In a latest report, Reuters says Egyptians entered the new year facing a series of price hikes as the government battles to keep up with rampant inflation.
Telecom companies raised the prices of their internet services, with state-controlled operator Telecom Egypt increasing the internet service prices by about 33 per cent, effective Jan 5, according to a TE company official who asked not to be named.
Private providers Orange and Vodafone also raised their internet fees, apparently after approval by the National Telecoms Regulatory Authority.
Headline inflation in Egypt was 34.6pc in the year to November.
Electricity prices are also soon set to rise by around 15pc on average, according to reports in local media.
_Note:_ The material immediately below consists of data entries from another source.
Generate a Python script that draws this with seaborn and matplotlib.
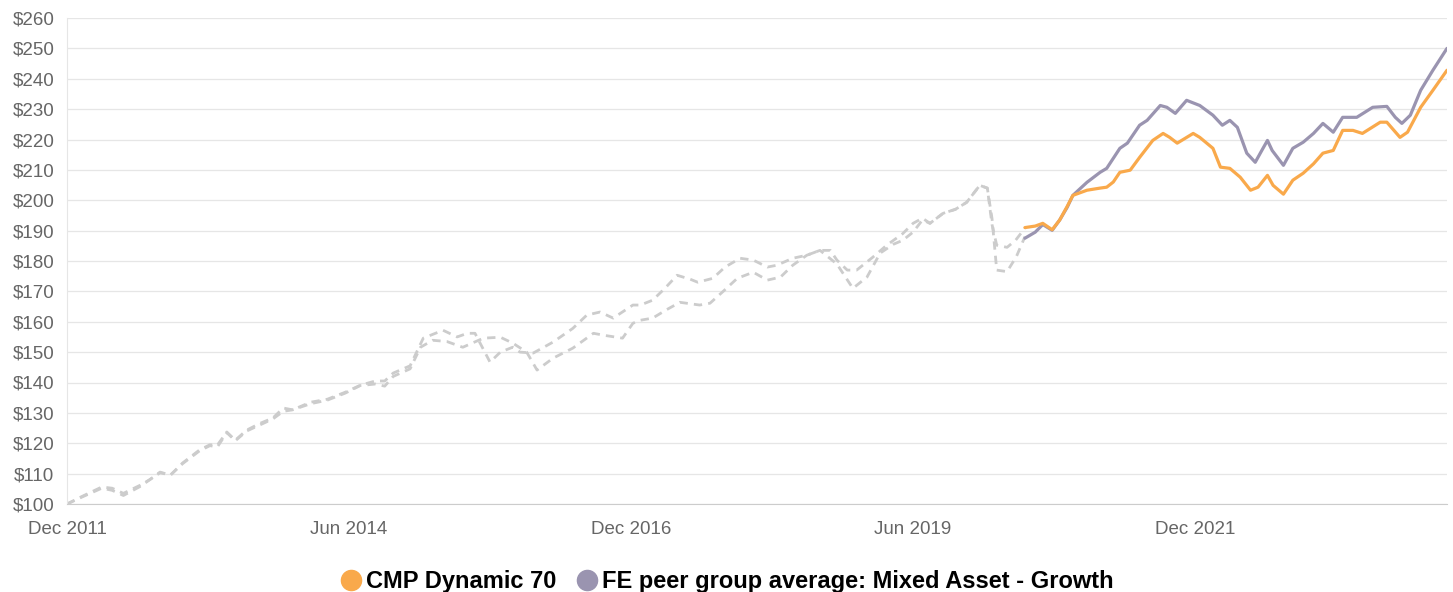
import numpy as np
import pandas as pd
import matplotlib
matplotlib.use("Agg")
import matplotlib.pyplot as plt
from matplotlib.lines import Line2D
import seaborn as sns

# x values are months since Dec 2011
tick_months = [0, 30, 60, 90, 120]
tick_labels = ["Dec 2011", "Jun 2014", "Dec 2016", "Jun 2019", "Dec 2021"]
y_ticks = list(range(100, 261, 10))

# simulated history (dashed, grey)
months_a = [0, 1.6, 3.7, 4.8, 6.0, 7.8, 8.8, 9.9, 11.0, 12.3, 14.1, 15.2, 16.0, 17.0, 17.9,
            19.1, 20.5, 21.9, 23.0, 24.0, 25.9, 27.7, 29.6, 31.2, 32.8, 33.8, 34.7, 36.5, 37.9,
            40.0, 41.5, 42.6, 43.4, 45.0, 46.1, 47.4, 48.2, 49.6, 51.7, 53.8, 55.3, 56.7, 58.1,
            60.2, 61.0, 62.3, 63.6, 64.9, 66.3, 67.1, 68.7, 70.0, 71.6, 73.0, 74.5, 75.5, 77.2,
            78.7, 80.1, 81.2, 81.9, 83.0, 84.0, 85.7, 87.2, 88.9, 90.0, 91.0, 91.8, 93.2, 94.5,
            95.7, 97.1, 97.9, 98.4, 98.9, 100.0, 100.9, 101.9]
values_a = [100, 102.5, 105.6, 105.2, 103.5, 106.2, 108, 110.5, 109.5, 113.5, 117.8, 119.5, 119.4,
            123.7, 121, 124.3, 126.5, 128.3, 131.6, 131, 133.5, 134.5, 136.8, 139.1, 140.5, 140.5,
            143.1, 145.5, 154.6, 157.2, 155, 156.2, 156.2, 146.7, 150, 151.6, 150, 149.7, 153.3,
            157.8, 162.2, 163.2, 161.2, 165.5, 165.5, 167.1, 171, 175.3, 174, 173, 174.3, 178,
            180.9, 180.3, 178, 178.6, 180.9, 181.9, 183.5, 183.5, 180.3, 177, 177, 181.2, 185.2,
            189, 192.4, 194.1, 192.4, 195.7, 197, 199.3, 204.9, 204, 192, 185.2, 184.5, 186.8, 190.8]

months_b = [0, 1.6, 3.7, 4.8, 6.0, 7.8, 8.8, 9.9, 11.0, 12.3, 14.1, 15.2, 16.0, 17.0, 17.9,
            19.1, 20.5, 21.9, 23.0, 24.0, 25.9, 27.7, 29.6, 31.2, 32.8, 33.8, 34.7, 36.5, 37.6,
            38.9, 40.4, 42.1, 44.3, 46.1, 47.4, 48.9, 50.0, 51.7, 53.8, 56.0, 57.2, 59.1, 60.2,
            61.0, 62.3, 63.8, 65.2, 67.3, 68.4, 69.8, 71.3, 73.0, 74.5, 75.9, 77.2, 78.7, 80.1,
            81.9, 83.6, 85.1, 86.5, 87.9, 88.9, 90.0, 91.0, 91.8, 93.2, 94.5, 95.7, 97.1, 97.9,
            98.4, 98.9, 100.0, 101.0, 101.9]
values_b = [100, 102.3, 105.2, 104.5, 102.8, 105.8, 108, 110.3, 109.5, 113.3, 117.5, 119.2, 118.8,
            123.5, 120.8, 124, 126, 128, 130.5, 131, 133, 134.2, 136.5, 139, 139.5, 138.8, 142,
            144.5, 151.6, 153.9, 153.5, 151.6, 154.6, 154.9, 153, 150, 144.1, 148, 151.3, 156.2,
            155.5, 154.6, 159.5, 160.5, 161.2, 164, 166.4, 165.5, 166.1, 170, 174.3, 176.3, 173.7,
            174.7, 178.6, 181.9, 183.5, 179, 171, 174.7, 182.6, 185.5, 186.8, 189.5, 193.5, 192.4,
            195.7, 197, 199.3, 204.9, 204, 194, 177, 176.5, 181.5, 188]

# live track record
months_fund = [101.9, 103.0, 103.8, 104.8, 105.6, 106.4, 107.0, 108.5, 109.9, 110.6, 111.3, 112.0,
               113.1, 114.1, 115.5, 116.6, 117.3, 118.1, 119.8, 120.5, 121.9, 122.7, 123.7, 124.8,
               125.9, 126.7, 127.7, 128.3, 129.4, 130.4, 131.5, 132.6, 133.6, 134.7, 135.7, 136.8,
               137.8, 139.7, 140.4, 141.8, 142.6, 144.0, 145.3, 146.8]
values_fund = [191, 191.5, 192.4, 190.3, 193.5, 198, 201.6, 203.3, 204, 204.3, 206, 209.2, 209.9,
               214.1, 219.7, 222, 220.7, 218.8, 222, 220.7, 217.1, 210.9, 210.5, 207.6, 203.3,
               204.3, 208.2, 204.9, 202, 206.6, 208.9, 212, 215.5, 216.4, 223, 223, 222, 225.7,
               225.7, 220.7, 222.4, 230.6, 236.2, 242.8]

months_peer = [101.9, 103.0, 103.8, 104.8, 105.6, 106.4, 107.0, 108.5, 109.9, 110.6, 112.0, 112.8,
               114.1, 114.9, 116.3, 117.0, 117.9, 119.1, 120.5, 121.9, 122.9, 123.7, 124.5, 125.5,
               126.4, 127.1, 127.7, 128.2, 129.4, 130.4, 131.5, 132.6, 133.6, 134.7, 135.7, 137.2,
               138.9, 140.4, 141.3, 142.0, 142.9, 144.0, 145.3, 146.8]
values_peer = [187.5, 189.5, 192, 190.1, 193.5, 197.7, 201.6, 205.9, 209.2, 210.5, 217.1, 218.8,
               224.7, 226.3, 231.2, 230.6, 228.6, 232.9, 231.2, 228, 224.7, 226.3, 224, 215.5,
               212.5, 216.4, 219.7, 216.4, 211.5, 217.1, 219.1, 222, 225.3, 222.4, 227.3, 227.3,
               230.6, 230.9, 227.3, 225.3, 228, 236.2, 242.8, 250]

series_names = ["CMP Dynamic 70", "FE peer group average: Mixed Asset - Growth"]
orange = "#f9a94b"
purple = "#9a94b0"
grey_dash = "#cccccc"

sns.set_style("white")
plt.rcParams["font.family"] = ["Liberation Sans", "DejaVu Sans"]

fig = plt.figure(figsize=(14.53, 5.92), dpi=100)
ax = fig.add_axes([67 / 1453, 88 / 592, 1380 / 1453, 486 / 592])

for m, v in [(months_a, values_a), (months_b, values_b)]:
    sns.lineplot(x=m, y=v, ax=ax, color=grey_dash, linewidth=2.0, sort=False,
                 estimator=None)
for line in ax.lines:
    line.set_dashes((3.0, 2.2))
    line.set_solid_capstyle("round")

sns.lineplot(x=months_peer, y=values_peer, ax=ax, color=purple, linewidth=2.3,
             sort=False, estimator=None)
sns.lineplot(x=months_fund, y=values_fund, ax=ax, color=orange, linewidth=2.3,
             sort=False, estimator=None)

ax.set_xlim(0, 146.8)
ax.set_ylim(100, 260)
ax.set_xticks(tick_months)
ax.set_xticklabels(tick_labels)
ax.set_yticks(y_ticks)
ax.set_yticklabels([f"${t}" for t in y_ticks])
ax.tick_params(axis="both", length=0, labelsize=13.5, colors="#666666")
ax.tick_params(axis="y", pad=9)
ax.tick_params(axis="x", pad=12)
ax.grid(axis="y", color="#e6e6e6", linewidth=0.9)
ax.set_axisbelow(True)
for side in ["top", "right"]:
    ax.spines[side].set_visible(False)
ax.spines["left"].set_color("#e6e6e6")
ax.spines["bottom"].set_color("#cccccc")
ax.set_xlabel("")
ax.set_ylabel("")

handles = [Line2D([], [], marker="o", linestyle="", markersize=14.5, color=c) for c in (orange, purple)]
leg = fig.legend(handles, series_names, loc="lower center", bbox_to_anchor=(0.5, -0.038), ncol=2,
                 frameon=False, handletextpad=0.15, columnspacing=0.8, handlelength=1.0,
                 prop={"weight": "bold", "size": 17})
for t in leg.get_texts():
    t.set_color("black")

fig.savefig("out.png", dpi=100)
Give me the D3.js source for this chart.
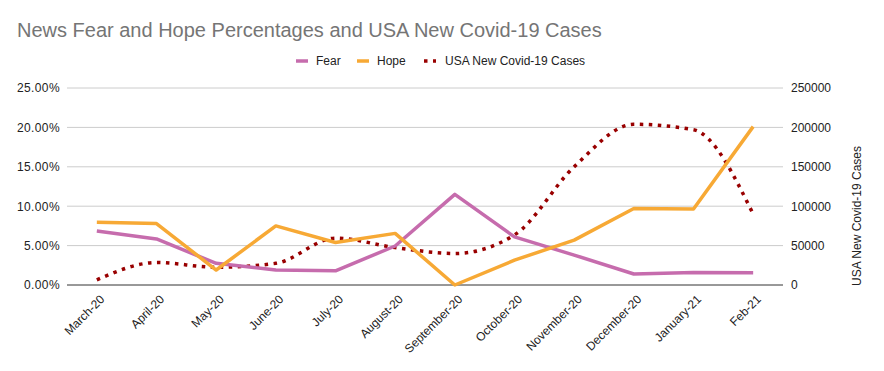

The electricity ministry has as of yet made no announcement.
On Monday, Egypt's transport ministry raised the price of tickets on the Cairo metro by up to 20pc, officials in metro stations said, with a ticket for rides of nine stations or less rising to 6 Egyptian pounds ($0.19) from 5 pounds and tickets for some longer trips rising by even more.
Meanwhile, everyone in Pakistan can understand now how difficult it is to please the IMF, albeit we should have known this fact only by Googling its record in Latin America – a region considered as American backyard by the United States.
Earlier, it was reported that Argentina and the IMF were close to an agreement on a review of its $44 billion loan programme, sources said, a key step that would put the country on track to unlock the next tranche of funding.
It was made possible after Javier Milei, the new right-wing president who stands for dollarisation and abolishment of the country’s central bank, went for massive currency devaluation and withdrawal of subsidies.